There are some very welcome provisions in this Bill: the intention to put the National DNA Database and the National DNA Database strategy board on a statutory footing; the destruction of DNA samples within six months; the assurance that the DNA profiles of those found not guilty of an offence will in future not be loaded on to the database; and the deletion of existing DNA profiles of those who have been found not guilty of an offence.
However, there remain some concerns and areas that I believe could be improved. I have a particular concern regarding the complexity of the new retention regime for biometric data. We need a regulatory system that is robust and which enjoys public confidence, but we do not need one that is excessively burdensome. Deciding how long to retain DNA profiles is a complex business. The retention periods stated in the Bill are not fixed, but are subject to complex decision-making-for example, the provision for the biometrics commissioner to extend the retention period by two years in certain circumstances. While not every profile will need to be assessed, it is unlikely that it will be possible to automate the process of deletion as a result of this provision. The administrative burden on the Metropolitan Police service-and indeed other police services-is likely to be significant. The Metropolitan Police estimates the initial cost of implementing the Bill at £2.5 million plus ongoing costs of £500,000.
There is also an operational risk inherent in the complexity of the retention regime. No system is perfect and, if the deletion process is out of sync and is not carried out at the appropriate time, there is a real risk of "illegal" matches that could connect someone with a serious crime such as rape but then could not be used. The police must not be put in the invidious position of identifying a rapist or murderer but being unable to use the DNA match in evidence.
A further concern in this section is about the regulation of the counterterrorism DNA database. Given the proposals within the Bill to strengthen the oversight and governance of the National DNA Database, for the sake of consistency, similar moves should be made in respect of all police databases relating to DNA and other biometric materials, including the counterterrorism DNA database.

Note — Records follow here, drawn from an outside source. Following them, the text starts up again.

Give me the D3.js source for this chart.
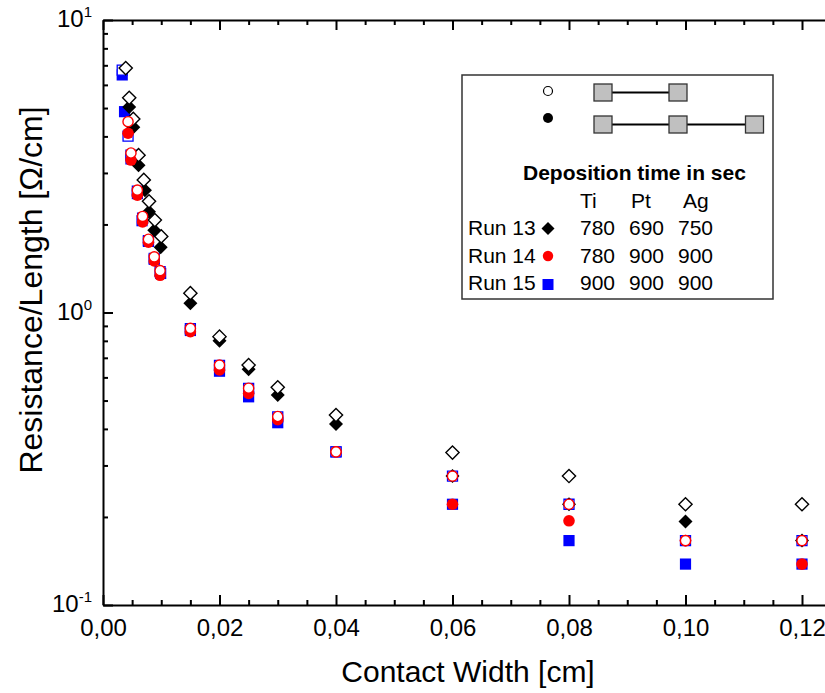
<!DOCTYPE html>
<html><head><meta charset="utf-8">
<script src="https://cdn.jsdelivr.net/npm/d3@7"></script>
<style>
html,body{margin:0;padding:0;background:#fff;}
svg{display:block;}
text{font-family:"Liberation Sans",Arial,Helvetica,sans-serif;fill:#000;}
</style></head>
<body>
<svg id="chart" width="825" height="693"></svg>
<script>
// ---------------- data ----------------
// Run 13 (diamonds): open = 2-contact structure, filled = 3-contact structure
const run13OpenX  = [0.0039,0.0045,0.0052,0.0061,0.0070,0.0079,0.0089,0.0100,0.015,0.020,0.025,0.030,0.040,0.060,0.080,0.100,0.120];
const run13OpenY  = [6.85,5.42,4.59,3.45,2.84,2.40,2.07,1.82,1.164,0.827,0.661,0.555,0.446,0.332,0.276,0.221,0.221];
const run13FillX  = [0.0045,0.0052,0.0061,0.0072,0.0079,0.0088,0.0099,0.015,0.020,0.025,0.030,0.040,0.060,0.080,0.100,0.120];
const run13FillY  = [5.04,4.30,3.19,2.62,2.21,1.91,1.67,1.075,0.801,0.640,0.522,0.416,0.276,0.221,0.193,0.166];
// Run 14 (circles)
const run14OpenX  = [0.0043,0.0048,0.0059,0.0068,0.0078,0.0088,0.0098,0.015,0.020,0.025,0.030,0.040,0.060,0.080,0.100,0.120];
const run14OpenY  = [4.49,3.51,2.62,2.13,1.78,1.55,1.39,0.883,0.661,0.551,0.441,0.334,0.276,0.221,0.166,0.166];
const run14FillX  = [0.0043,0.0048,0.0059,0.0068,0.0078,0.0088,0.0098,0.015,0.020,0.025,0.030,0.040,0.060,0.080,0.100,0.120];
const run14FillY  = [4.10,3.32,2.52,2.04,1.74,1.50,1.34,0.86,0.636,0.529,0.43,0.334,0.221,0.194,0.166,0.138];
// Run 15 (squares)
const run15OpenX  = [0.0033,0.0043,0.0048,0.0059,0.0068,0.0078,0.0088,0.0098,0.015,0.020,0.025,0.030,0.040,0.060,0.080,0.100,0.120];
const run15OpenY  = [6.74,4.01,3.45,2.60,2.10,1.76,1.53,1.38,0.88,0.66,0.55,0.44,0.334,0.276,0.221,0.166,0.166];
const run15FillX  = [0.0033,0.0037,0.0048,0.0059,0.0067,0.0078,0.0088,0.0099,0.015,0.020,0.025,0.030,0.040,0.060,0.080,0.100,0.120];
const run15FillY  = [6.49,4.86,3.35,2.55,2.06,1.75,1.52,1.36,0.868,0.63,0.515,0.420,0.334,0.221,0.166,0.138,0.138];

const xMajorTicks = [0,0.02,0.04,0.06,0.08,0.10,0.12];
const xTickLabels = ["0,00","0,02","0,04","0,06","0,08","0,10","0,12"];
const yMajorTicks = [0.1,1,10];
const yTickExps   = ["-1","0","1"];

const legendRuns   = ["Run 13","Run 14","Run 15"];
const legendCols   = ["Ti","Pt","Ag"];
const legendTimes  = [[780,690,750],[780,900,900],[900,900,900]];

(function(){
// ---------------- layout ----------------
const svg = d3.select("#chart");
const leftX = 103, topY = 20, bottomY = 605;
const pxPerUnit = (802 - leftX) / 0.12;
const xMax = (826 - leftX) / pxPerUnit;

const x = d3.scaleLinear().domain([0, xMax]).range([leftX, leftX + xMax * pxPerUnit]);
const y = d3.scaleLog().domain([0.1, 10]).range([bottomY, topY]);

svg.append("rect").attr("width",825).attr("height",693).attr("fill","#fff");

const xMinor = d3.range(0, 0.1201, 0.005).filter(v => Math.abs(v/0.02 - Math.round(v/0.02)) > 1e-6);
const yMinor = [];
[0.1,1].forEach(b => { for (let k = 2; k <= 9; k++) yMinor.push(b*k); });

function styleAxis(g){
  g.selectAll("path.domain").attr("stroke","#000").attr("stroke-width",2);
  g.selectAll(".tick line").attr("stroke","#000").attr("stroke-width",2);
}

// bottom axis
const gB = svg.append("g").attr("transform",`translate(0,${bottomY})`)
  .call(d3.axisBottom(x).tickValues(xMajorTicks).tickSize(-10).tickSizeOuter(0).tickPadding(14)
    .tickFormat((d,i) => xTickLabels[i]));
gB.selectAll("text").attr("font-size",24).style("font-family",'"Liberation Sans",Arial,sans-serif');
styleAxis(gB);
const gBm = svg.append("g").attr("transform",`translate(0,${bottomY})`)
  .call(d3.axisBottom(x).tickValues(xMinor).tickSize(-5).tickSizeOuter(0).tickFormat(""));
gBm.select("path.domain").remove(); styleAxis(gBm);

// top axis
const gT = svg.append("g").attr("transform",`translate(0,${topY})`)
  .call(d3.axisTop(x).tickValues(xMajorTicks).tickSize(-10).tickSizeOuter(0).tickFormat(""));
styleAxis(gT);
const gTm = svg.append("g").attr("transform",`translate(0,${topY})`)
  .call(d3.axisTop(x).tickValues(xMinor).tickSize(-5).tickSizeOuter(0).tickFormat(""));
gTm.select("path.domain").remove(); styleAxis(gTm);

// left axis
const gL = svg.append("g").attr("transform",`translate(${leftX},0)`)
  .call(d3.axisLeft(y).tickValues(yMajorTicks).tickSize(-10).tickSizeOuter(0).tickFormat(""));
styleAxis(gL);
const gLm = svg.append("g").attr("transform",`translate(${leftX},0)`)
  .call(d3.axisLeft(y).tickValues(yMinor).tickSize(-5).tickSizeOuter(0).tickFormat(""));
gLm.select("path.domain").remove(); styleAxis(gLm);

// y tick labels with superscripts
yMajorTicks.forEach((v,i) => {
  const t = svg.append("text").attr("x", 92).attr("y", y(v) + 7)
    .attr("text-anchor","end").attr("font-size",24);
  t.append("tspan").text("10");
  t.append("tspan").attr("font-size",15).attr("dy",-10).text(yTickExps[i]);
});

// axis titles
svg.append("text").attr("x", 468).attr("y", 682).attr("text-anchor","middle")
  .attr("font-size",30).text("Contact Width [cm]");
svg.append("text").attr("transform",`translate(42,290) rotate(-90)`)
  .attr("text-anchor","middle").attr("font-size",32).text("Resistance/Length [Ω/cm]");

// ---------------- markers ----------------
const plot = svg.append("g");
function zip(xs, ys){ return xs.map((v,i) => ({x:v, y:ys[i]})); }

function drawSquares(data, filled){
  plot.append("g").selectAll("path").data(data).join("path")
    .attr("transform", d => `translate(${x(d.x)},${y(d.y)})`)
    .attr("d", filled ? "M-5.6,-5.6H5.6V5.6H-5.6Z" : "M-5,-5H5V5H-5Z")
    .attr("fill", filled ? "#0000ff" : "#fff")
    .attr("stroke", "#0000ff").attr("stroke-width", filled ? 0 : 1.3);
}
function drawDiamonds(data, filled){
  plot.append("g").selectAll("path").data(data).join("path")
    .attr("transform", d => `translate(${x(d.x)},${y(d.y)})`)
    .attr("d", filled ? "M0,-7L7,0L0,7L-7,0Z" : "M0,-6.6L6.6,0L0,6.6L-6.6,0Z")
    .attr("fill", filled ? "#000" : "#fff")
    .attr("stroke", "#000").attr("stroke-width", filled ? 0 : 1.4);
}
function drawCircles(data, filled){
  plot.append("g").selectAll("circle").data(data).join("circle")
    .attr("cx", d => x(d.x)).attr("cy", d => y(d.y))
    .attr("r", filled ? 5.8 : 5.1)
    .attr("fill", filled ? "#ff0000" : "#fff")
    .attr("stroke", "#ff0000").attr("stroke-width", filled ? 0 : 1.4);
}
drawSquares(zip(run15FillX, run15FillY), true);
drawSquares(zip(run15OpenX, run15OpenY), false);
drawDiamonds(zip(run13FillX, run13FillY), true);
drawDiamonds(zip(run13OpenX, run13OpenY), false);
drawCircles(zip(run14FillX, run14FillY), true);
drawCircles(zip(run14OpenX, run14OpenY), false);

// ---------------- legend ----------------
const lg = svg.append("g");
lg.append("rect").attr("x",462).attr("y",75).attr("width",311).attr("height",224)
  .attr("fill","#fff").attr("stroke","#333").attr("stroke-width",1.5);
lg.append("circle").attr("cx",548).attr("cy",91).attr("r",4.5).attr("fill","#fff").attr("stroke","#000").attr("stroke-width",1.2);
lg.append("circle").attr("cx",548).attr("cy",118).attr("r",5).attr("fill","#000");
function contactRow(cy, xs){
  lg.append("line").attr("x1",xs[0]).attr("x2",xs[xs.length-1]).attr("y1",cy).attr("y2",cy)
    .attr("stroke","#000").attr("stroke-width",2);
  xs.forEach(cx => lg.append("rect").attr("x",cx-9).attr("y",cy-8.5).attr("width",18).attr("height",17)
    .attr("fill","#c0c0c0").attr("stroke","#333").attr("stroke-width",1.3));
}
contactRow(92.5, [603,678]);
contactRow(124.5, [603,678,754.5]);

lg.append("text").attr("x",523).attr("y",180).attr("font-size",21).attr("font-weight","bold")
  .text("Deposition time in sec");
const colX = [580,631,683];
legendCols.forEach((c,i) => lg.append("text").attr("x",colX[i]).attr("y",208).attr("font-size",21).text(c));
const valX = [580,629,678];
const rowY = [235,263,290];
legendRuns.forEach((r,i) => {
  lg.append("text").attr("x",468).attr("y",rowY[i]).attr("font-size",21).text(r);
  legendTimes[i].forEach((v,j) => lg.append("text").attr("x",valX[j]).attr("y",rowY[i]).attr("font-size",21).text(v));
});
lg.append("path").attr("transform","translate(548,228.5)").attr("d","M0,-6.5L6.5,0L0,6.5L-6.5,0Z").attr("fill","#000");
lg.append("circle").attr("cx",548).attr("cy",256).attr("r",5.2).attr("fill","#ff0000");
lg.append("rect").attr("x",542.5).attr("y",279).attr("width",11).attr("height",11).attr("fill","#0000ff");
})();
</script>
</body></html>
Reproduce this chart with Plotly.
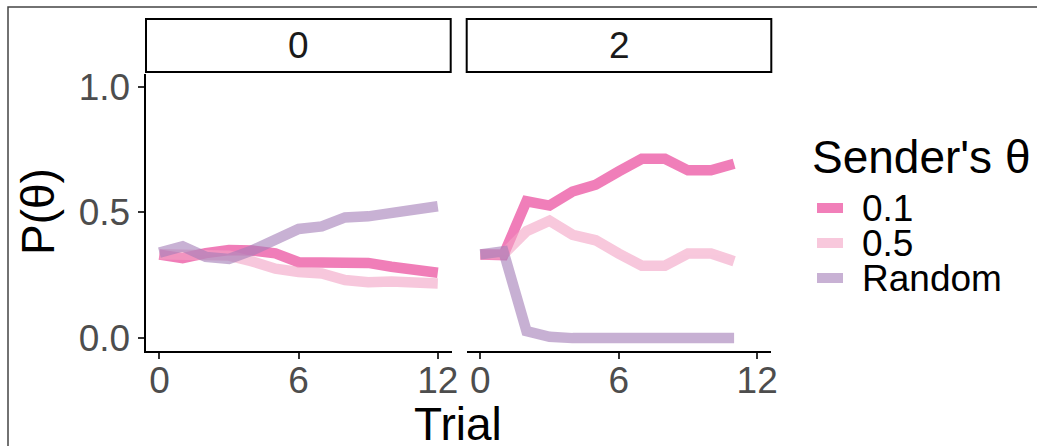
import plotly.graph_objects as go

W, H = 1037, 446

trials = list(range(13))
panels = ["0", "2"]
series = ["0.1", "0.5", "Random"]
colors = {"0.1": "rgb(231,41,138)", "0.5": "rgb(243,163,197)", "Random": "rgb(163,125,183)"}

# Panel "0"
p0_01 = [0.332, 0.318, 0.338, 0.350, 0.348, 0.337, 0.302, 0.300, 0.292, 0.299, 0.284, 0.271, 0.260]
p0_05 = [0.333, 0.330, 0.335, 0.328, 0.305, 0.276, 0.263, 0.257, 0.231, 0.222, 0.225, 0.217, 0.217]
p0_rand = [0.340, 0.365, 0.323, 0.315, 0.349, 0.389, 0.434, 0.444, 0.480, 0.484, 0.498, 0.516, 0.524]
# Panel "2"
p2_01 = [0.332, 0.330, 0.544, 0.527, 0.583, 0.610, 0.663, 0.713, 0.713, 0.667, 0.667, 0.693]
p2_05 = [0.333, 0.333, 0.425, 0.467, 0.411, 0.389, 0.336, 0.288, 0.288, 0.336, 0.336, 0.306]
p2_rand = [0.333, 0.345, 0.028, 0.005, 0.0, 0.0, 0.0, 0.0, 0.0, 0.0, 0.0, 0.0]

data = {
    "0": {"0.1": p0_01, "0.5": p0_05, "Random": p0_rand},
    "2": {"0.1": p2_01, "0.5": p2_05, "Random": p2_rand},
}

xticks = [0, 6, 12]
yticks = [0.0, 0.5, 1.0]
ytick_text = ["0.0", "0.5", "1.0"]

FONT = "Liberation Sans, Arial, sans-serif"
ALPHA = 0.6


def px(x):
    return x / W


def py(y):
    return 1 - y / H


fig = go.Figure()
for i, p in enumerate(panels):
    xa = "x" if i == 0 else "x2"
    ya = "y" if i == 0 else "y2"
    for s in series:
        vals = data[p][s]
        fig.add_trace(go.Scatter(
            x=trials[:len(vals)], y=vals, mode="lines", name=s,
            line=dict(color=colors[s], width=10.5),
            opacity=ALPHA, xaxis=xa, yaxis=ya, showlegend=False,
        ))

ydom = [py(350.7), py(74)]
xdom1 = [px(145.5), px(451.7)]
xdom2 = [px(466.5), px(771.0)]

axis_common = dict(
    range=[-0.6, 12.6], tickvals=xticks, showgrid=False, zeroline=False, automargin=False,
    showline=True, linecolor="black", linewidth=2,
    ticks="outside", ticklen=6, tickwidth=2, tickcolor="#333333", ticklabelstandoff=-10,
    tickfont=dict(size=37, color="#4D4D4D", family=FONT),
)

fig.update_layout(
    template="none",
    width=W, height=H,
    margin=dict(l=0, r=0, t=0, b=0, pad=0, autoexpand=False),
    paper_bgcolor="white", plot_bgcolor="white",
    xaxis=dict(domain=xdom1, anchor="y", **axis_common),
    xaxis2=dict(domain=xdom2, anchor="y2", **axis_common),
    yaxis=dict(domain=ydom, anchor="x", range=[-0.05, 1.05], tickvals=yticks, ticktext=ytick_text,
               showgrid=False, zeroline=False, showline=True, linecolor="black", linewidth=2,
               automargin=False,
               ticks="outside", ticklen=6, tickwidth=2, tickcolor="#333333",
               tickfont=dict(size=37, color="#4D4D4D", family=FONT)),
    yaxis2=dict(domain=ydom, anchor="x2", matches="y", range=[-0.05, 1.05], showgrid=False,
                automargin=False,
                zeroline=False, showline=False, showticklabels=False, ticks=""),
    showlegend=False,
)

shapes = []
annotations = []

# outer frame
shapes.append(dict(type="rect", xref="paper", yref="paper", x0=px(8), x1=px(1050), y0=py(460), y1=py(7),
                   line=dict(color="#444444", width=1.5), fillcolor="rgba(0,0,0,0)", layer="below"))

# strips
for p, (l, r) in zip(panels, [(146, 450.7), (466.7, 771.3)]):
    shapes.append(dict(type="rect", xref="paper", yref="paper", x0=px(l), x1=px(r), y0=py(72), y1=py(19),
                       line=dict(color="black", width=2), fillcolor="white"))
    annotations.append(dict(text=p, xref="paper", yref="paper", x=px((l + r) / 2), y=py(46),
                            xanchor="center", yanchor="middle", showarrow=False,
                            font=dict(size=37, color="#1A1A1A", family=FONT)))

# axis titles
annotations.append(dict(text="Trial", xref="paper", yref="paper", x=px(458), y=py(424),
                        xanchor="center", yanchor="middle", showarrow=False,
                        font=dict(size=46, color="black", family=FONT)))
annotations.append(dict(text="P(θ)", xref="paper", yref="paper", x=px(38), y=py(212),
                        xanchor="center", yanchor="middle", showarrow=False, textangle=-90,
                        font=dict(size=46, color="black", family=FONT)))

# legend
annotations.append(dict(text="Sender's θ", xref="paper", yref="paper", x=px(810), y=py(157),
                        xanchor="left", yanchor="middle", showarrow=False,
                        font=dict(size=46, color="black", family=FONT)))
for k, s in enumerate(series):
    yc = 208 + 35 * k
    c = colors[s].replace("rgb", "rgba").replace(")", f",{ALPHA})")
    shapes.append(dict(type="line", xref="paper", yref="paper", x0=px(817), x1=px(843), y0=py(yc), y1=py(yc),
                       line=dict(color=c, width=10)))
    annotations.append(dict(text=s, xref="paper", yref="paper", x=px(860), y=py(yc),
                            xanchor="left", yanchor="middle", showarrow=False,
                            font=dict(size=37, color="black", family=FONT)))

fig.update_layout(shapes=shapes, annotations=annotations)
fig.write_html("out.html")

We should also consider Schedule 7 to the Terrorism Act 2000 and how this Bill relates to it. At present, the police may obtain DNA profile data and fingerprints from people stopped under Schedule 7. However, there is a need for clarity regarding the treatment of these data. The proportion of people stopped under Schedule 7 who have their DNA and fingerprints taken is low, but Schedule 7 gives the police very considerable power. An examining officer may exercise his powers,
"whether or not he has grounds for suspecting".
There is consequently a need for clarity and transparency regarding where this biometric data information is then stored, and if it is subject to the same safeguards governing DNA taken from an individual on arrest.
I will refer briefly to the question of closed circuit television and automatic number plate recognition, included in Part 2 of the Bill. The regulatory framework proposed in the Bill is a positive step. However, the code should specifically address the covert use of both automatic number plate recognition and CCTV. The Minister in his opening remarks referred to Project Champion, which is a very good example of how ill thought through proposals and a lack of engagement and consultation can undermine confidence in policing. We also need clarity as to whether the responsibilities of the proposed Surveillance Camera Commissioner could be undertaken by the existing Chief Surveillance Commissioner. When we move to Committee stage, I shall be seeking to return to some of these issues.